Hagege [6] describes a scene appearance model as a function of the behavior of static illumination sources, within or beyond the scene, and arbitrary three-dimensional configurations of patches and their reflectance distributions. Then, a spatial prediction technique was developed to predict the appearance of the scene, given a few measurements within it. The scene appearance model and the prediction technique were developed analytically and tested empirically. Results show that this scene appearance model permit to detect changes that are not the result of illumination changes at the resolution of single pixels, despite sudden and complex illumination changes, and to do so independently of the texture of the region in the neighborhood of the pixel.

Maritime environment represents a challenging application due to the complexity of the observed scene (waves on the water surface, boat wakes, weather issues). In this context, Bloisi et al. [2] present a method for creating a discretization of an unknown distribution that can model highly dynamic background such as water background with varying light and weather conditions.
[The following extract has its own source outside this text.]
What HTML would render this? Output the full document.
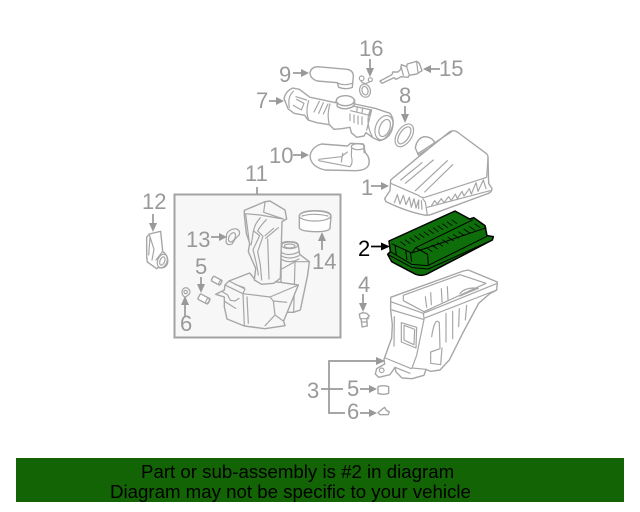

A quantitative evaluation carried out on the recent MAR datasets demonstrates the effectiveness of this approach.

Zeng et al. [13] propose an effective mosaic algorithm which combined SIFT and dynamic programming for image mosaic which is a useful preprocessing step for background subtraction in videos recorded by a moving camera. To deal with the ghosting effect and mosaic failure, this algorithm uses an improved optimal seam searching criterion that provides a protection mechanism for moving objects with an edge-enhanced weighting intensity difference operator. Furthermore, it addresses the ghosts and incomplete effect induced by moving objects. Experimental results show the effectiveness in the presence of huge exposure difference and big parallax between adjacent images.